Los Angeles County took a key step yesterday toward updating its LA River Master Plan from 1996, the latest in a growing collection of plans for the concrete flood channel.
Contributing to the county’s master plan is a committee made up of officials from nonprofits and public agencies who met Wednesday for the first time. One of the biggest questions its members posed: Is the plan really needed?
Michael Affeldt of LARiverworks, a division of Los Angeles Mayor Eric Garcetti’s office, asked which portions of the river weren’t already covered by a plan.
“Where do we need this? Why update it?” he said.
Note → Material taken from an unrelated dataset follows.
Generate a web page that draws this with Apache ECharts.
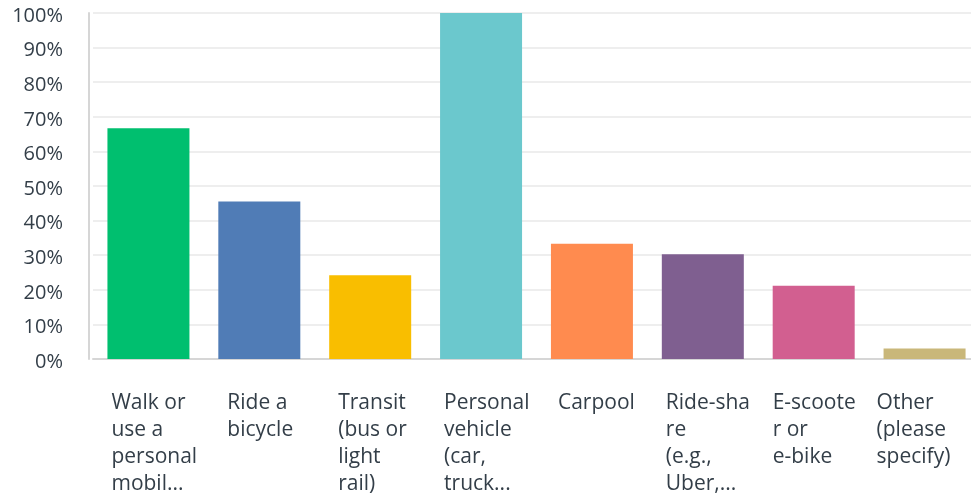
<!DOCTYPE html>
<html>
<head>
<meta charset="utf-8">
<style>
  html, body { margin: 0; padding: 0; background: #ffffff; overflow: hidden; }
  #chart { width: 980px; height: 496px; }
</style>
<script src="https://cdn.jsdelivr.net/npm/echarts@6/dist/echarts.min.js"></script>
</head>
<body>
<div id="chart"></div>
<script>
// Answer choices, as shown under each bar (wrapped and shortened)
const categories = [
  'Walk or\nuse a\npersonal\nmobil...',
  'Ride a\nbicycle',
  'Transit\n(bus or\nlight\nrail)',
  'Personal\nvehicle\n(car,\ntruck...',
  'Carpool',
  'Ride-sha\nre\n(e.g.,\nUber,...',
  'E-scoote\nr or\ne-bike',
  'Other\n(please\nspecify)'
];

// Share of respondents choosing each option, in percent
const percentages = [66.7, 45.5, 24.2, 100, 33.3, 30.3, 21.2, 3.0];

// One colour per answer choice
const barColors = ['#00BF6F', '#507CB6', '#F9BE00', '#6BC8CD', '#FF8B4F', '#7F5F90', '#D25F90', '#C9B77A'];

// Y axis ticks
const yTicks = [0, 10, 20, 30, 40, 50, 60, 70, 80, 90, 100];

const fontFamily = '"Open Sans", "Liberation Sans", sans-serif';
const textColor = '#333e48';

// Each category label is a left-aligned block centred under its bar
const labelBlockWidths = [74, 64, 64, 74, 68, 74, 82, 96];
const rich = {};
labelBlockWidths.forEach((w, i) => {
  rich['w' + i] = {
    width: w,
    align: 'left',
    fontFamily: fontFamily,
    fontSize: 21,
    lineHeight: 27,
    color: textColor
  };
});

const chart = echarts.init(document.getElementById('chart'), null, { renderer: 'canvas' });

chart.setOption({
  animation: false,
  backgroundColor: '#ffffff',
  grid: { left: 93, right: 0, top: 13, bottom: 137, containLabel: false },
  xAxis: {
    type: 'category',
    data: categories,
    axisLine: { show: true, lineStyle: { color: '#d6d6d6', width: 2 } },
    axisTick: { show: false },
    axisLabel: {
      interval: 0,
      margin: 31,
      align: 'center',
      verticalAlign: 'top',
      formatter: (value, index) => value.split('\n').map(line => '{w' + index + '|' + line + '}').join('\n'),
      rich: rich
    }
  },
  yAxis: {
    type: 'value',
    min: yTicks[0],
    max: yTicks[yTicks.length - 1],
    interval: yTicks[1] - yTicks[0],
    offset: 4,
    axisLine: { show: true, lineStyle: { color: '#d6d6d6', width: 2 } },
    axisTick: { show: false },
    splitLine: { show: true, lineStyle: { color: '#eeeeee', width: 2 } },
    axisLabel: {
      margin: 26,
      fontFamily: fontFamily,
      fontSize: 20,
      color: textColor,
      verticalAlign: 'top',
      lineHeight: 6,
      formatter: v => v + '%'
    }
  },
  series: [{
    type: 'bar',
    barWidth: 82,
    data: percentages.map((v, i) => ({ value: v, itemStyle: { color: barColors[i] } }))
  }]
});
</script>
</body>
</html>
The county estimates that as the river flows for 51 miles from the San Fernando Valley to Long Beach, it snakes through areas already covered by some 114 community, regional, and river-related plans, as well as bike and pedestrian plans, general plans, and design guidelines.
Just last year, a plan to add bridges, bike and walking paths, housing, and parks to river-adjacent land was released for the 19-mile section from Vernon to Long Beach. Major projects, like the massive makeover that will turn the industrial G2 parcel into a 41-acre park, are also well underway.
The volume of plans guiding some or all of the river is, in part, why the county said it wanted to update its own.
When the Board of Supervisors voted to pursue the project, Supervisor Sheila Kuehl said that a single county plan could stitch everything together and help “avoid ‘plan-demonium.’”
And though the county’s existing master plan is only 20 years old, its age is already showing, said Mark Hanna of Geosyntec, which along with Frank Gehry’s Gehry Partners, landscape architecture firm Olin, and River LA make up the county’s master plan update team.
Hanna told the committee that much of the infrastructure along the river is getting old, and there are some areas of the river where the water quality doesn’t meet current environmental requirements.
Updating the plan will allow the county to address those issues and others tied to the age of the plan, Hanna said. It would also allow for one unified plan to emerge for the whole river—something which Hanna said could help when it came for looking for funding to pay for the projects laid out in the new plan.
When a steering committee member asked how the county would ensure that those plans were ultimately realized, and said that this was more than just another plan for the river, Hanna said the process would include creating a strategy for implementation.
The committee will meet seven more times and hold nearly two dozen subcommittee meetings to focus on specific aspects of the river from now to December 2019, when a draft review of the master plan update is expected to be made public.
There is an ever-increasing number of eyes on the river these days.
As plans to make the waterway more of a public asset proliferate, so do concerns about who is guiding the future of the river, and what an ecological restoration of the river could mean for the largely working-class communities it passes through.